The IT Crowd - Haha. I didn't expect this one. I hope they bring back that hilarious goth guy they keep locked up in a room, and that they don't limit this season to just another six episodes. Damn Brits.

Heroes - Ordinary people discovering their superpowers in real-life situations sure makes for compelling TV. Great cliffhangers offset some cheesy dialogue.

The Office - Dwight Schrute gets my vote as the inwittingly funniest guy on TV. Plus, The Office is full of really humorous pop culture references, and some geeky ones too. "Why don't we watch that show you've been wanting to watch? That stupid Battleship Galaxy."

Battlestar Galactica - Best show on television. The writing isn't as strong as it was the past two seasons, but one could still write a lengthy critical paper for each episode of BSG. Most people steer clear of this show because it's sci-fi, but being sci-fi is precisely why it can get away with tackling the most disturbing and socially relevant issues of the world today, ones which would be too sensitive for most other shows.

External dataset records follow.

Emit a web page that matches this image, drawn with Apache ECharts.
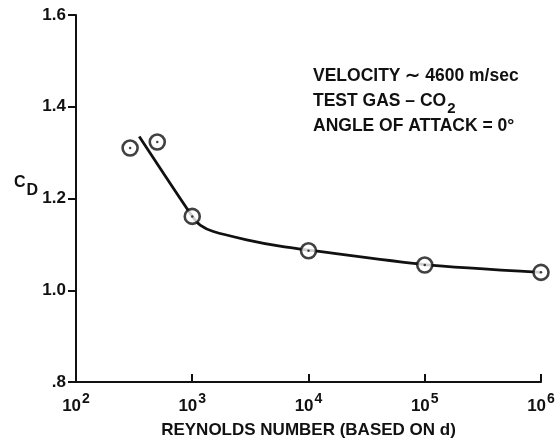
<!DOCTYPE html>
<html>
<head>
<meta charset="utf-8">
<script src="https://cdn.jsdelivr.net/npm/echarts@6/dist/echarts.min.js"></script>
<style>
  html, body { margin: 0; padding: 0; background: #fff; }
  #chart { width: 558px; height: 444px; }
</style>
</head>
<body>
<div id="chart"></div>
<script>
// Measured drag coefficient vs Reynolds number
const reynoldsMeasured = [292, 500, 1000, 10000, 100000, 1000000];
const cdMeasured = [1.31, 1.323, 1.161, 1.086, 1.055, 1.039];

// Faired curve through the data
const reynoldsFit = [350, 1000, 1170, 1520, 2940, 5690, 10000, 100000, 1000000];
const cdFit = [1.335, 1.161, 1.142, 1.128, 1.110, 1.096, 1.0875, 1.056, 1.039];

// Axis tick labels
const yTickLabels = { '0.8': '.8', '1': '1.0', '1.2': '1.2', '1.4': '1.4', '1.6': '1.6' };
const xExponents = [2, 3, 4, 5, 6];

const FONT = '"Liberation Sans", Arial, sans-serif';
const INK = '#111';

const measured = reynoldsMeasured.map((r, i) => [r, cdMeasured[i]]);
const fit = reynoldsFit.map((r, i) => [r, cdFit[i]]);

const chart = echarts.init(document.getElementById('chart'), null, { renderer: 'canvas' });

chart.setOption({
  animation: false,
  backgroundColor: '#fff',
  grid: { left: 76, right: 17, top: 15, bottom: 57, containLabel: false },
  xAxis: {
    type: 'log',
    logBase: 10,
    min: 100,
    max: 1000000,
    name: 'REYNOLDS NUMBER (BASED ON d)',
    nameLocation: 'middle',
    nameGap: 40,
    nameTextStyle: { fontFamily: FONT, fontWeight: 'bold', fontSize: 17, color: INK },
    axisLine: { lineStyle: { color: INK, width: 2 } },
    axisTick: { inside: true, length: 8, lineStyle: { color: INK, width: 2 } },
    splitLine: { show: false },
    minorTick: { show: false },
    axisLabel: {
      margin: 10,
      fontFamily: FONT,
      color: INK,
      formatter: function (v) {
        const e = Math.round(Math.log10(v));
        if (xExponents.indexOf(e) < 0) return '';
        return '{b|10}{s|' + e + '}';
      },
      rich: {
        b: { fontFamily: FONT, fontWeight: 'bold', fontSize: 17, color: INK, verticalAlign: 'bottom' },
        s: { fontFamily: FONT, fontWeight: 'bold', fontSize: 14, color: INK, padding: [0, 0, 9, 1] }
      }
    }
  },
  yAxis: {
    type: 'value',
    min: 0.8,
    max: 1.6,
    interval: 0.2,
    axisLine: { show: true, lineStyle: { color: INK, width: 2 } },
    axisTick: { show: true, length: 8, lineStyle: { color: INK, width: 2 } },
    splitLine: { show: false },
    axisLabel: {
      margin: 10,
      fontFamily: FONT,
      fontWeight: 'bold',
      fontSize: 17,
      color: INK,
      formatter: function (v) {
        const key = String(Math.round(v * 10) / 10);
        return yTickLabels[key] !== undefined ? yTickLabels[key] : '';
      }
    }
  },
  series: [
    {
      name: 'curve',
      type: 'line',
      data: fit,
      smooth: 0.25,
      showSymbol: false,
      symbol: 'none',
      lineStyle: { color: INK, width: 2.8 },
      z: 2
    },
    {
      name: 'measured',
      type: 'scatter',
      data: measured,
      symbol: 'circle',
      symbolSize: 15,
      itemStyle: { color: '#fff', borderColor: INK, borderWidth: 2.6 },
      z: 3
    },
    {
      name: 'measured-center',
      type: 'scatter',
      data: measured,
      symbol: 'circle',
      symbolSize: 2.5,
      itemStyle: { color: INK },
      z: 4
    }
  ],
  graphic: [
    {
      type: 'text',
      left: 313, top: 67,
      style: {
        text: 'VELOCITY ∼ 4600 m/sec',
        font: 'bold 17.5px ' + FONT,
        fill: INK
      }
    },
    {
      type: 'text',
      left: 313, top: 92,
      style: {
        text: '{a|TEST GAS – CO}{s|2}',
        rich: {
          a: { font: 'bold 17.5px ' + FONT, fill: INK, verticalAlign: 'top' },
          s: { font: 'bold 15px ' + FONT, fill: INK, padding: [9, 0, 0, 1] }
        }
      }
    },
    {
      type: 'text',
      left: 313, top: 117,
      style: {
        text: 'ANGLE OF ATTACK = 0°',
        font: 'bold 17.5px ' + FONT,
        fill: INK
      }
    },
    {
      type: 'text',
      left: 14, top: 175,
      style: {
        text: '{c|C}{d|D}',
        rich: {
          c: { font: 'bold 16px ' + FONT, fill: INK, verticalAlign: 'top' },
          d: { font: 'bold 16px ' + FONT, fill: INK, padding: [8, 0, 0, 1] }
        }
      }
    }
  ]
});
</script>
</body>
</html>
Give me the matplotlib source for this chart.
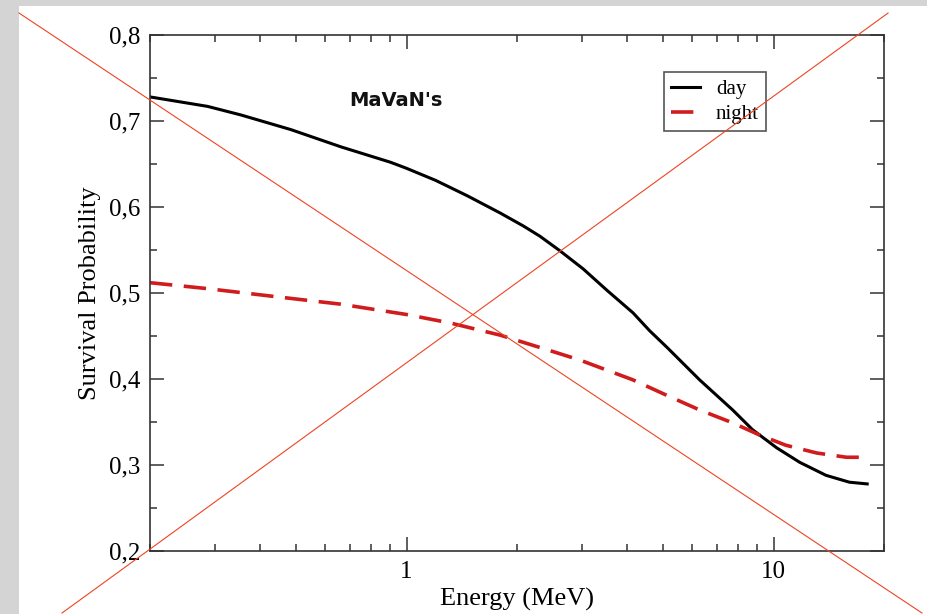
import matplotlib

matplotlib.use("Agg")

import matplotlib.pyplot as plt
from matplotlib.lines import Line2D
from matplotlib.patches import Rectangle
from matplotlib.ticker import FixedLocator, FixedFormatter, LogLocator, NullFormatter


# values
energy_day = [0.2, 0.287, 0.354, 0.484, 0.662, 0.905, 1.0, 1.2, 1.465, 1.80, 2.08, 2.31,
              2.62, 3.03, 3.52, 4.14, 4.60, 5.12, 6.29, 7.74, 8.77, 10.2, 11.8, 13.9,
              16.1, 18.0]
prob_day = [0.728, 0.717, 0.707, 0.690, 0.670, 0.652, 0.645, 0.631, 0.613, 0.593, 0.578,
            0.566, 0.549, 0.528, 0.503, 0.477, 0.456, 0.437, 0.399, 0.364, 0.341, 0.320,
            0.303, 0.288, 0.280, 0.278]

energy_night = [0.2, 0.288, 0.435, 0.662, 1.0, 1.32, 1.80, 2.46, 2.97, 3.43, 4.14, 5.12,
                6.29, 7.74, 9.15, 10.8, 13.1, 15.8, 18.0]
prob_night = [0.512, 0.505, 0.496, 0.487, 0.475, 0.465, 0.451, 0.433, 0.422, 0.412, 0.399,
              0.381, 0.364, 0.349, 0.335, 0.323, 0.314, 0.309, 0.309]

x_ticks = [1, 10]
x_tick_labels = ["1", "10"]
y_ticks = [0.2, 0.3, 0.4, 0.5, 0.6, 0.7, 0.8]
y_tick_labels = ["0,2", "0,3", "0,4", "0,5", "0,6", "0,7", "0,8"]
y_minor_ticks = [0.25, 0.35, 0.45, 0.55, 0.65, 0.75]

series_labels = ["day", "night"]
panel_title = "MaVaN's"

SERIF = ["Liberation Serif", "DejaVu Serif"]
CROSS_RED = "#ee4422"


def main() -> None:
    fig = plt.figure(figsize=(9.27, 6.14), dpi=100)
    fig.patch.set_facecolor("#d4d4d4")
    # white slide area, kept under the axes
    fig.patches.append(Rectangle((0.0205, 0.0), 0.98, 0.990, transform=fig.transFigure,
                                 facecolor="white", edgecolor="none", zorder=-10))

    ax = fig.add_axes([0.1618, 0.1026, 0.7918, 0.8404])
    ax.set_xscale("log")
    ax.set_xlim(0.2, 20)
    ax.set_ylim(0.2, 0.8)

    ax.plot(energy_day, prob_day, color="black", lw=2.2, label=series_labels[0])
    ax.plot(energy_night, prob_night, color="#d01c1c", lw=2.6, dashes=(6.2, 3.2),
            label=series_labels[1])

    ax.xaxis.set_major_locator(FixedLocator(x_ticks))
    ax.xaxis.set_major_formatter(FixedFormatter(x_tick_labels))
    ax.xaxis.set_minor_locator(LogLocator(base=10, subs=range(2, 10)))
    ax.xaxis.set_minor_formatter(NullFormatter())
    ax.yaxis.set_major_locator(FixedLocator(y_ticks))
    ax.yaxis.set_major_formatter(FixedFormatter(y_tick_labels))
    ax.yaxis.set_minor_locator(FixedLocator(y_minor_ticks))

    ax.tick_params(which="both", direction="in", top=True, right=True, color="#333333",
                   width=1.1)
    ax.tick_params(which="major", length=10, pad=7)
    ax.tick_params(which="minor", length=5)
    for lab in ax.get_xticklabels() + ax.get_yticklabels():
        lab.set_family(SERIF)
        lab.set_fontsize(18)
    for spine in ax.spines.values():
        spine.set_linewidth(1.2)
        spine.set_color("#333333")

    ax.set_xlabel("Energy (MeV)", family=SERIF, fontsize=19, labelpad=4)
    ax.set_ylabel("Survival Probability", family=SERIF, fontsize=19, labelpad=6)

    ax.text(0.335, 0.874, panel_title, transform=ax.transAxes, ha="center", va="center",
            fontsize=14, fontweight="bold", family="DejaVu Sans", color="#111111")

    leg = ax.legend(loc="upper left", bbox_to_anchor=(0.700, 0.928), borderaxespad=0,
                    prop={"family": SERIF, "size": 15}, fancybox=False, framealpha=1,
                    edgecolor="#555555", handlelength=1.4, handletextpad=0.75,
                    borderpad=0.35, labelspacing=0.25)
    leg.get_frame().set_linewidth(1.2)

    # big red cross over the whole slide
    fig.add_artist(Line2D([0.0205, 0.9946], [0.9788, 0.0016], transform=fig.transFigure,
                          color=CROSS_RED, lw=0.8, zorder=10))
    fig.add_artist(Line2D([0.0669, 0.958], [0.0016, 0.9788], transform=fig.transFigure,
                          color=CROSS_RED, lw=0.8, zorder=10))

    fig.savefig("out.png", dpi=100)
    plt.close(fig)


if __name__ == "__main__":
    main()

House - Cel's show. I'm not a big fan of stand-alone procedurals because they're so predictable (in House, first diagnosis is always faulty; black guy doctor doubts House, House proves him wrong; someone, usually House, gets an epiphany during the last five minutes of the show, then proves everyone wrong), but the medical bits are interesting. And the latest, with House getting in trouble with the law for his Vicodin addiction, at least shows some progress to the character. Update: Straight from the House's mouth: "Nothing's changed," at the end of the aforementioned arc.

Prison Break - Now that Michael and co. have escaped, the whole tattooing-my-body-with-the-prison-schematics concept is out as well, and the show has also gone towards an entirely new direction. The suspense is still good but the story is stretched thin. I hope they really end this series this season.

Next: Lost, The Wire, Dexter, Scrubs, The Sopranos.